London Gay Men's Group - a 
support group for HIV+ men
 
  Our groundrules

Web site designed by
Danny Barnett

Time-keeping: be on time
We show a lack of respect by turning up late for the start of sessions and interrupting individuals, who may be already talking in the group. We respect our peers by ensuring we turn up before the start of the sessions and if unavoidably late, quietly and discreetly join the rest of the group.
 
Mobile phones: switch off mobile phones
We show a lack of respect when we allow our mobile phone to ring during the session and disturb the discussion. We respect our peers by ensuring we switch off our mobile phone prior to the start of the session.
 
Talking too much: keep to the point
We show a lack of respect by using the limited time available to talk about our own issues and ignoring the need of others to share theirs too.
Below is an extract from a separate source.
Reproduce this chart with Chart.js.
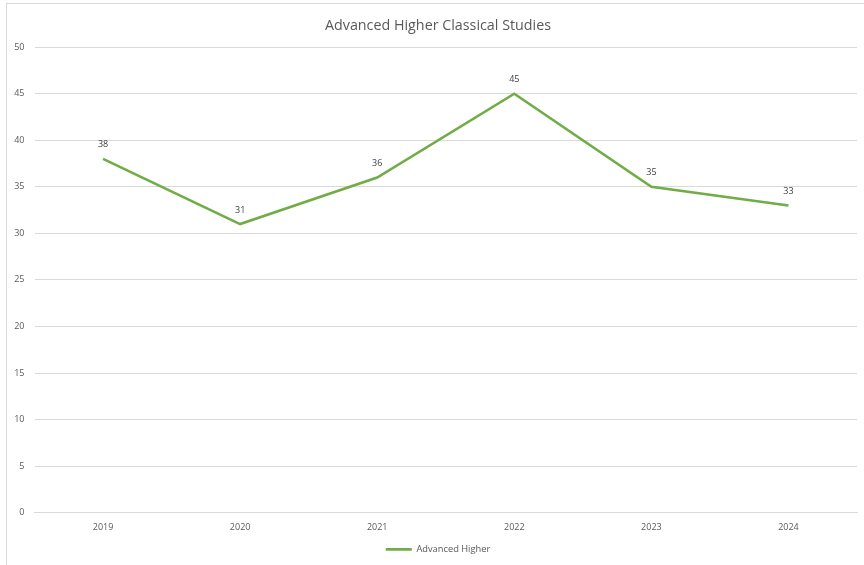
<!DOCTYPE html>
<html>
<head>
<meta charset="utf-8">
<script src="https://cdn.jsdelivr.net/npm/chart.js@4.4.1/dist/chart.umd.min.js"></script>
<style>
  html, body { margin: 0; padding: 0; background: #fff; }
  #wrap { position: relative; width: 864px; height: 565px; overflow: hidden; }
  #frame { position: absolute; left: 6px; top: 3px; width: 900px; height: 600px; border: 1px solid #d9d9d9; box-sizing: border-box; pointer-events: none; }
  canvas { position: absolute; left: 0; top: 0; }
</style>
</head>
<body>
<div id="wrap">
  <canvas id="chart" width="864" height="565"></canvas>
  <div id="frame"></div>
</div>
<script>
  // -- Data --------------------------------------------------------------
  const YEARS = ['2019', '2020', '2021', '2022', '2023', '2024'];
  const ADVANCED_HIGHER = [38, 31, 36, 45, 35, 33];
  const SERIES_LABEL = 'Advanced Higher';
  const CHART_TITLE = 'Advanced Higher Classical Studies';

  const GREEN = '#70ad47';
  const TEXT = '#595959';
  const GRID = '#d9d9d9';
  const FONT = '"Open Sans", "Noto Sans", sans-serif';

  // draws the value above each point, like Excel data labels
  const valueLabels = {
    id: 'valueLabels',
    afterDatasetsDraw(chart) {
      const ctx = chart.ctx;
      const meta = chart.getDatasetMeta(0);
      ctx.save();
      ctx.font = '9px ' + FONT;
      ctx.fillStyle = '#404040';
      ctx.textAlign = 'center';
      ctx.textBaseline = 'middle';
      meta.data.forEach(function (pt, i) {
        ctx.fillText(String(ADVANCED_HIGHER[i]), pt.x, pt.y - 14);
      });
      ctx.restore();
    }
  };

  // Excel centres title + legend a little right of the canvas middle;
  // nudge their boxes instead of padding (padding would clip the y labels)
  const nudgeBoxes = {
    id: 'nudgeBoxes',
    afterLayout(chart) {
      if (chart.titleBlock) chart.titleBlock.left += 19;
      if (chart.legend) chart.legend.left += 19;
    }
  };

  new Chart(document.getElementById('chart').getContext('2d'), {
    type: 'line',
    data: {
      labels: YEARS,
      datasets: [{
        label: SERIES_LABEL,
        data: ADVANCED_HIGHER,
        borderColor: GREEN,
        backgroundColor: GREEN,
        borderWidth: 2.6,
        pointRadius: 0,
        tension: 0,
        fill: false
      }]
    },
    options: {
      responsive: false,
      animation: false,
      layout: { padding: { left: 0, right: 7, top: 12, bottom: 1 } },
      plugins: {
        title: {
          display: true,
          text: CHART_TITLE,
          color: TEXT,
          font: { family: FONT, size: 14.3, weight: 'normal' },
          padding: { top: 5, bottom: 13 }
        },
        legend: {
          position: 'bottom',
          labels: {
            color: TEXT,
            font: { family: FONT, size: 9.3 },
            usePointStyle: true,
            pointStyle: 'line',
            pointStyleWidth: 26,
            boxHeight: 9,
            padding: 6
          }
        },
        tooltip: { enabled: false }
      },
      scales: {
        x: {
          offset: true,
          grid: { display: false, drawTicks: false },
          border: { color: GRID, width: 1 },
          ticks: { color: TEXT, font: { family: FONT, size: 9 }, padding: 9, maxRotation: 0 },
          afterFit: function (s) { s.height = 26; }
        },
        y: {
          min: 0,
          max: 50,
          ticks: { stepSize: 5, color: TEXT, font: { family: FONT, size: 9 }, padding: 10 },
          grid: { color: GRID, drawTicks: false },
          border: { display: false },
          afterFit: function (s) { s.width = 34.5; }
        }
      }
    },
    plugins: [valueLabels, nudgeBoxes]
  });
</script>
</body>
</html>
We respect our peers by keeping to the point in what we say and being aware that others need time to share their issues too.
 
Patience: wait until the other has finished
We show a lack of respect by talking over people, or interrupting them. We respect our peers by waiting until they have finished, before we respond.
 
Paying attention: manage the urge to engage with others, while others speak
We show a lack of respect when we distract others by whispering/talking or signalling to our neighbour, while another is talking to the group. We respect our peers when we use self-control to remain attentive to others who are talking.
 
Differing points of view: agree or disagree with 'points of view', not people
We show a lack of respect by judging others because of their point of view, rather than just disagreeing with the point of view itself. We respect our peers by agreeing/disagreeing with their views rather than the person themselves. As a diverse group of people, we are much more than a particular point of view, on a particular occasion.
 
Making assumptions: assume nothing until checking it out first
We show a lack of respect by publicly expressing assumptions about others and their lifestyles that we haven't verified. We respect our peers by tentatively checking out assumptions first, before publicly expressing them.
 
The right to hold a point of view: accept diversity
We show a lack of respect by insisting on repeatedly trying to change another's point of view just because it differs from our own. We respect our peers when we accept that they are entitled to hold different points of view for our own, even when challenged in a respectful manner. No one individual has a monopoly on 'truth' or 'rightness' to impose on others.
 
Impatient and/or bored: manage feelings of impatience and boredom
We show a lack of respect by expressing obvious signs of impatience and/or boredom when others are talking. We respect our peers when we use our own powers to control these feelings and express them appropriately, assertively and respectfully.
 
Getting angry: managing feelings of anger
We show a lack of respect when we work ourselves into a state of annoyance/anger and express it inappropriately through shouting, swearing, making snide remarks, walking out, physically threatening others. We respect our peers by controlling our feelings of anger, calming ourselves down, until we can express it assertively and appropriately with the rest of the group.
 
Talking outside sessions: discuss generalities, not specific details
We show a lack of respect by disclosing (without permission), the names and personal details of others outside the group, whether it be partners, friends, acquaintances, etc. We respect our peers by keeping quiet about specific names and personal details of others. However, we can discuss the general content of sessions, points of view and conclusions.
 
Meeting others outside the sessions: be discreet
We show a lack of respect by associating others with the group (without prior permission), if meeting them publicly. We respect our peers by being discreet about how we know them, unless specifically okayed by the other.
 
The 'voluntary' email list: be responsible sending emails
We show a lack of respect by using the email list thoughtlessly, without knowing who else might be accessing it and possibly compromising the confidentiality of others We respect our peers by accepting responsibility for risking our own details and being careful and discreet about sending emails.
 
Personal disputes with others: resolve outside in private
We show a lack of respect by using the sessions as public arenas for resolving personal disputes. We respect our peers by dealing with personal disputes with others outside the sessions and in private.
 
Complaints: follow the agreed complaints procedure
We show a lack of respect by complaining outside the agreed procedures We respect our peers by ensuring we exercise our right to complain within the agreed procedures.